▶ **Description of the task**: Your task is to write out only the lines running from the line with "Emit a web page" to the line with "const rowLabels = ['Potência", both ends kept, with no images.

### Dataset rows

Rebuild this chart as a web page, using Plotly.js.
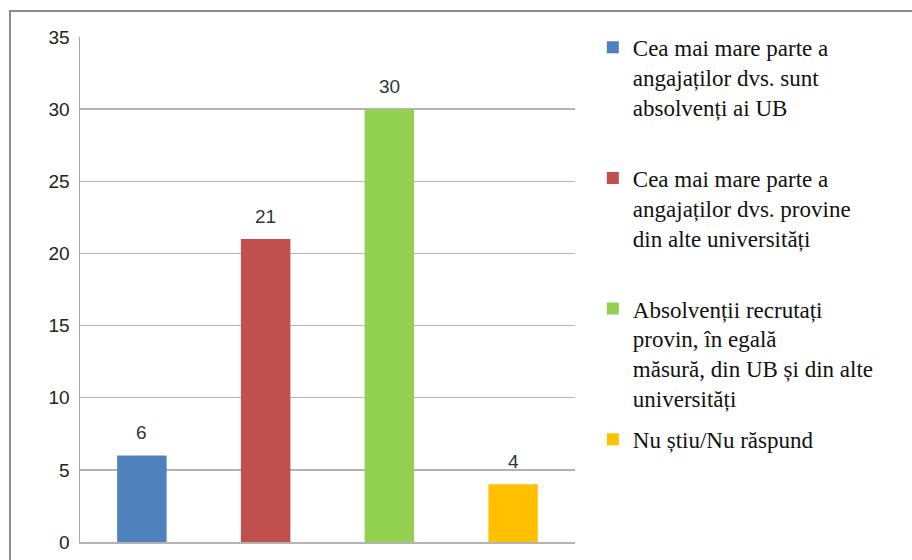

######
### Dataset rows

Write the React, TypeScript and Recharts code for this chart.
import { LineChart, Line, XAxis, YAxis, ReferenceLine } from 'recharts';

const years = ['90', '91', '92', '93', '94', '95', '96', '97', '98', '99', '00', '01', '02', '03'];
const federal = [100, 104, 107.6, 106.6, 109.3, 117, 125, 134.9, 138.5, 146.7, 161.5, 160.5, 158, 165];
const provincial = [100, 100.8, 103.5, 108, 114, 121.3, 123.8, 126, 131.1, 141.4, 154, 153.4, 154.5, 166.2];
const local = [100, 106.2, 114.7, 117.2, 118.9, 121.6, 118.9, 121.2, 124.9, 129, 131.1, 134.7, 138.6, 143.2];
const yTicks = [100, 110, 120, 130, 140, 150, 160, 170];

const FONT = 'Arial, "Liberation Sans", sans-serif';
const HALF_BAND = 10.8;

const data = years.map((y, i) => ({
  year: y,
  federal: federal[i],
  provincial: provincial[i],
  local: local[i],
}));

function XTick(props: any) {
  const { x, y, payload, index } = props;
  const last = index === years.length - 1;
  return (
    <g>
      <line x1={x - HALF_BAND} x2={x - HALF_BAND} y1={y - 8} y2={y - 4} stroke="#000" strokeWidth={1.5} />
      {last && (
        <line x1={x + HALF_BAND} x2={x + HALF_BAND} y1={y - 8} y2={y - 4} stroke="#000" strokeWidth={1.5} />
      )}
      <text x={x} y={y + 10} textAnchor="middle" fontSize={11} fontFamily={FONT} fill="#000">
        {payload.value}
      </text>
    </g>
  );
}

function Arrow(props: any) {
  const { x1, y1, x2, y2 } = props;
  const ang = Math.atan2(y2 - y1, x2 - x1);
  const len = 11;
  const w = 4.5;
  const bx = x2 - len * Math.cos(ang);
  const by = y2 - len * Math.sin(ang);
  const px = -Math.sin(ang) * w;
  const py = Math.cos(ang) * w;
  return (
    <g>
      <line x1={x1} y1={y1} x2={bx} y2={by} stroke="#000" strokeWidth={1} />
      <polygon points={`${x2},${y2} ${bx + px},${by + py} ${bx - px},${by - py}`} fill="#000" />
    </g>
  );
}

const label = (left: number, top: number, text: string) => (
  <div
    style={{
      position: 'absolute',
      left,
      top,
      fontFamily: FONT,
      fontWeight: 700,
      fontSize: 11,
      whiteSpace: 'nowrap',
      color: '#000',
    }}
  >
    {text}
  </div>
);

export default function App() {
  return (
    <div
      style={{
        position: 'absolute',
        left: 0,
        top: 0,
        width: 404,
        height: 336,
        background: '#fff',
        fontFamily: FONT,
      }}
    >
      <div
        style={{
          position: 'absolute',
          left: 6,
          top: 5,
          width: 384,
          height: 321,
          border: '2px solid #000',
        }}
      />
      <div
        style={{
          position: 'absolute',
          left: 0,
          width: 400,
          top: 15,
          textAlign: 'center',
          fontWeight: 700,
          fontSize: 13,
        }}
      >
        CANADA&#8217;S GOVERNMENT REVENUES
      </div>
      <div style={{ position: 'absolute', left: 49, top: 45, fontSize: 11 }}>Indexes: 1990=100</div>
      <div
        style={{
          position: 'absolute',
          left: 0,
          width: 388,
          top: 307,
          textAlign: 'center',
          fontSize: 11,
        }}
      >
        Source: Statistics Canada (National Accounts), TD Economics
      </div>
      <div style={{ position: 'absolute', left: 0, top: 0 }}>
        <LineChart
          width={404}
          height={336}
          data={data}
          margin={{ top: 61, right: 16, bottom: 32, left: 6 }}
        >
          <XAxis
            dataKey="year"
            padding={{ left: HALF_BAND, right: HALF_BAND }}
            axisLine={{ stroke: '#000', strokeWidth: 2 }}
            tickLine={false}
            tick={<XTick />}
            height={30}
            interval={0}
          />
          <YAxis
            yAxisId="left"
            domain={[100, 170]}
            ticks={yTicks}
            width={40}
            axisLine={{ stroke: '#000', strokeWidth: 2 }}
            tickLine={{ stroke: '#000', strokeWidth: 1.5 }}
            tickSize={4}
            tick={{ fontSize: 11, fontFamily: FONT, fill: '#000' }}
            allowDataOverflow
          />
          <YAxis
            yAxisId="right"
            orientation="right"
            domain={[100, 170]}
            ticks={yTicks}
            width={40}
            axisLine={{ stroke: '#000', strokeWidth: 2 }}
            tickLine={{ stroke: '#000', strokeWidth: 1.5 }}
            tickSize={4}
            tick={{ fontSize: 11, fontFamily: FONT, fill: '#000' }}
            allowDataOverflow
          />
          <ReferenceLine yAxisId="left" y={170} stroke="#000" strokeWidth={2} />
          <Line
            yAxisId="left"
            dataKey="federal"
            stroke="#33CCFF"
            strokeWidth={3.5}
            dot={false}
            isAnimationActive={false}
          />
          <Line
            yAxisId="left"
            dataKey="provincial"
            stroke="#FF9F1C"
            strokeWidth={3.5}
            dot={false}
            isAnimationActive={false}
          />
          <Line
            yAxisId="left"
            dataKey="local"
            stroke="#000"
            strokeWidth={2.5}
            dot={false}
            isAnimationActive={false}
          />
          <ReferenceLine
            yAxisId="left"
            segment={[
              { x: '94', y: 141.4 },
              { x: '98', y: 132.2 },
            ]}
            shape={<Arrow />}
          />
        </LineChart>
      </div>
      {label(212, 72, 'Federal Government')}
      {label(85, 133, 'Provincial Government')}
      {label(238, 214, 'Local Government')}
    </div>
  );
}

######
### Dataset rows

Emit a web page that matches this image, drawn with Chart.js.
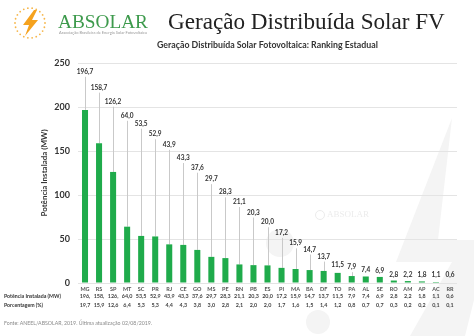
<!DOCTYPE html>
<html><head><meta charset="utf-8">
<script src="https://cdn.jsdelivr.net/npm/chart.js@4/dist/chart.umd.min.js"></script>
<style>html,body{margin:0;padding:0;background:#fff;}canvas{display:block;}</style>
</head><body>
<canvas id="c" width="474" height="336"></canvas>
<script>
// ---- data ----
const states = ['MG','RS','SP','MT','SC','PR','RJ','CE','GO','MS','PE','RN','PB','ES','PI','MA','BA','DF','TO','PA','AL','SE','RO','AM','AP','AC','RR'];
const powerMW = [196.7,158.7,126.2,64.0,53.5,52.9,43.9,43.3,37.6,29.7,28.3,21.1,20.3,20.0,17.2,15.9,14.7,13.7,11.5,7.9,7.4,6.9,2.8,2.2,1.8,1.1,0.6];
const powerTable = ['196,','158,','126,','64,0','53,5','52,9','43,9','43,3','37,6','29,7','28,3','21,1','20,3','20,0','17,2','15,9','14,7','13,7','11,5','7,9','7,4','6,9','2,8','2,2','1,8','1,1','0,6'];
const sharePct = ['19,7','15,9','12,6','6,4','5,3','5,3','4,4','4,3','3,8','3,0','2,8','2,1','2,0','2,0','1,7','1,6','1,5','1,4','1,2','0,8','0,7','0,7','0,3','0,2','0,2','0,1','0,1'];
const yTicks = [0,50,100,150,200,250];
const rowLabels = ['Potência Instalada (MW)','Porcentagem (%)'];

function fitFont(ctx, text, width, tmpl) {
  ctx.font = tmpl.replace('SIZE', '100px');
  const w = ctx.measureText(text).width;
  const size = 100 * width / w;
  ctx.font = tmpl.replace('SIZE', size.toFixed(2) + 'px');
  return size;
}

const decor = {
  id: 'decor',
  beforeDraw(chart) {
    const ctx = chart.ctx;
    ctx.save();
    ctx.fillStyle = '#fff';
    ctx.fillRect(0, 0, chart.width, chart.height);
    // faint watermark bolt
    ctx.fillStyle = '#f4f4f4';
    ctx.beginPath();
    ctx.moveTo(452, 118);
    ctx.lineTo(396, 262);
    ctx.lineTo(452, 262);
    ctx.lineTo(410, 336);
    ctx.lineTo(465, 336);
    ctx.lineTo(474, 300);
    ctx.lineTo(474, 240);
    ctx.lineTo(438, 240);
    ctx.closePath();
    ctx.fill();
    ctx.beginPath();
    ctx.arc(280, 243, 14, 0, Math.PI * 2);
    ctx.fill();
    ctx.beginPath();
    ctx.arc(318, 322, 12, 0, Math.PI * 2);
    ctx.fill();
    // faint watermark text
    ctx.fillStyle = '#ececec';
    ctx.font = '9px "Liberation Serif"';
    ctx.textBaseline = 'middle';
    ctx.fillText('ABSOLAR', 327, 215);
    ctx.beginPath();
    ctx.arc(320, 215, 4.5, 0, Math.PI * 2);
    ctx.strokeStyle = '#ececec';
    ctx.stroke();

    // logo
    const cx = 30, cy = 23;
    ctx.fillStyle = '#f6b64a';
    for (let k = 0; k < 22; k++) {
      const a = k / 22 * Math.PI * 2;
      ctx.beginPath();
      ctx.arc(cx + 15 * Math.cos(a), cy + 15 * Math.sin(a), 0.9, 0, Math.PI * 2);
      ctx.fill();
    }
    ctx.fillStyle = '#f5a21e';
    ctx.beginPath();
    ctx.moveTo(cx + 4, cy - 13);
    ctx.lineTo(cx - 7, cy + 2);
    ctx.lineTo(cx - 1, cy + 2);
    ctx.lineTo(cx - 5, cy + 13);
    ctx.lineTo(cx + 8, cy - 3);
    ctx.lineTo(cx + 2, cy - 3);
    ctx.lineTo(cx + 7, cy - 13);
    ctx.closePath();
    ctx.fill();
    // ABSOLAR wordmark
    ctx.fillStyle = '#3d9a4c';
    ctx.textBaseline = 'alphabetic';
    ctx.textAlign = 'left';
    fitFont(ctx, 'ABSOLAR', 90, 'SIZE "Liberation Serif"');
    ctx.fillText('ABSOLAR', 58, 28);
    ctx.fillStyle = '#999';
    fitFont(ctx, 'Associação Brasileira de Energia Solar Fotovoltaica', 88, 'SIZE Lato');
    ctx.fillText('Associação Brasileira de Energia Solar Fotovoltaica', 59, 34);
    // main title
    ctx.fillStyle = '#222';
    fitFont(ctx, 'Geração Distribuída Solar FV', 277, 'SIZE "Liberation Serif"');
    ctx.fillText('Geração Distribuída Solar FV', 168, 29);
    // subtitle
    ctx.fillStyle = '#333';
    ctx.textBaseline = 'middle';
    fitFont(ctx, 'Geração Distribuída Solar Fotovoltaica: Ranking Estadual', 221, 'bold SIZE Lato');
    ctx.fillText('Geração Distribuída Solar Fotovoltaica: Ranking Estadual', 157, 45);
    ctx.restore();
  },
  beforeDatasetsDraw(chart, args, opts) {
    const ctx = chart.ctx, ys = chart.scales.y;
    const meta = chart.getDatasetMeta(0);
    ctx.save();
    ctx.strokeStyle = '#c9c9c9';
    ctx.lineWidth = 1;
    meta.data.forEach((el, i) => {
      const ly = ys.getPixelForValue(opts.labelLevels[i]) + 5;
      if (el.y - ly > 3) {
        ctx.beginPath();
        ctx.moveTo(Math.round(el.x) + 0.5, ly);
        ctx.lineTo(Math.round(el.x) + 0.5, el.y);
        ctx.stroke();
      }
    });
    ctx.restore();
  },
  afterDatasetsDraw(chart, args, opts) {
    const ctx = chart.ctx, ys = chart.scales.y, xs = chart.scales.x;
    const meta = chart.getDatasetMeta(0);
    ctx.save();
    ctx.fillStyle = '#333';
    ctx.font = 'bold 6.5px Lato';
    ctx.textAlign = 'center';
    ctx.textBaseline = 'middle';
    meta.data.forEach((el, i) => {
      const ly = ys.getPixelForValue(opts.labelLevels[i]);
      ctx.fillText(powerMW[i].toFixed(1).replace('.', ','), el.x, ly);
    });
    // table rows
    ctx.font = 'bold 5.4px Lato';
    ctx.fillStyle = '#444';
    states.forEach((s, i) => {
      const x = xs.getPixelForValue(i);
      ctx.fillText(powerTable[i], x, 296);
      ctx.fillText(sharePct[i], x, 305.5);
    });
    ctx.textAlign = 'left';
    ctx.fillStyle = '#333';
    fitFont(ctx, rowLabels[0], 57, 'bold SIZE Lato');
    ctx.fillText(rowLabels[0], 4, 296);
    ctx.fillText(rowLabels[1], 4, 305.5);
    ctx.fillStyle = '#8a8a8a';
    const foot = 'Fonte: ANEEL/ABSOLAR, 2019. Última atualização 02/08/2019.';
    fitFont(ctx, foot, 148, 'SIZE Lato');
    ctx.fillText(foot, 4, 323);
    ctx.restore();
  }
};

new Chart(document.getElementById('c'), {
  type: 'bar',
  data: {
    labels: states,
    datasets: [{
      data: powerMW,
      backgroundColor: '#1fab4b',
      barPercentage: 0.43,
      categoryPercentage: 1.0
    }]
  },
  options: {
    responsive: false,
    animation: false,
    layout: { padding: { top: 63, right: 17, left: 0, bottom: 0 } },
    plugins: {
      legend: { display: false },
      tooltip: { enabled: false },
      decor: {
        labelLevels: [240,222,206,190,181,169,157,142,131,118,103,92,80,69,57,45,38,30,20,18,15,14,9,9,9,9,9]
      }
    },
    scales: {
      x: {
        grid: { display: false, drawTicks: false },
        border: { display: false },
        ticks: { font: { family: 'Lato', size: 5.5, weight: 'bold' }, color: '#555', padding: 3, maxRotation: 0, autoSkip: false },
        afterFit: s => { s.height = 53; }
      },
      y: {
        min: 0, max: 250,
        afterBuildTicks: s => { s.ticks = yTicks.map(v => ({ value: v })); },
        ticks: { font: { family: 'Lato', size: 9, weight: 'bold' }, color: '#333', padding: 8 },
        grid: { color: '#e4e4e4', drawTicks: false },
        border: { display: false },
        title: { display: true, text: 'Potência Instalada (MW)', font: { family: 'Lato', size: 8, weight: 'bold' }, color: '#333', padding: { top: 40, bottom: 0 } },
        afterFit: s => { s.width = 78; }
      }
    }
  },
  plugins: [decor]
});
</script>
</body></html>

######

▶ **Worked answer**:
Emit a web page that matches this image, drawn with Chart.js.
<!DOCTYPE html>
<html><head><meta charset="utf-8">
<script src="https://cdn.jsdelivr.net/npm/chart.js@4/dist/chart.umd.min.js"></script>
<style>html,body{margin:0;padding:0;background:#fff;}canvas{display:block;}</style>
</head><body>
<canvas id="c" width="474" height="336"></canvas>
<script>
// ---- data ----
const states = ['MG','RS','SP','MT','SC','PR','RJ','CE','GO','MS','PE','RN','PB','ES','PI','MA','BA','DF','TO','PA','AL','SE','RO','AM','AP','AC','RR'];
const powerMW = [196.7,158.7,126.2,64.0,53.5,52.9,43.9,43.3,37.6,29.7,28.3,21.1,20.3,20.0,17.2,15.9,14.7,13.7,11.5,7.9,7.4,6.9,2.8,2.2,1.8,1.1,0.6];
const powerTable = ['196,','158,','126,','64,0','53,5','52,9','43,9','43,3','37,6','29,7','28,3','21,1','20,3','20,0','17,2','15,9','14,7','13,7','11,5','7,9','7,4','6,9','2,8','2,2','1,8','1,1','0,6'];
const sharePct = ['19,7','15,9','12,6','6,4','5,3','5,3','4,4','4,3','3,8','3,0','2,8','2,1','2,0','2,0','1,7','1,6','1,5','1,4','1,2','0,8','0,7','0,7','0,3','0,2','0,2','0,1','0,1'];
const yTicks = [0,50,100,150,200,250];
const rowLabels = ['Potência Instalada (MW)','Porcentagem (%)'];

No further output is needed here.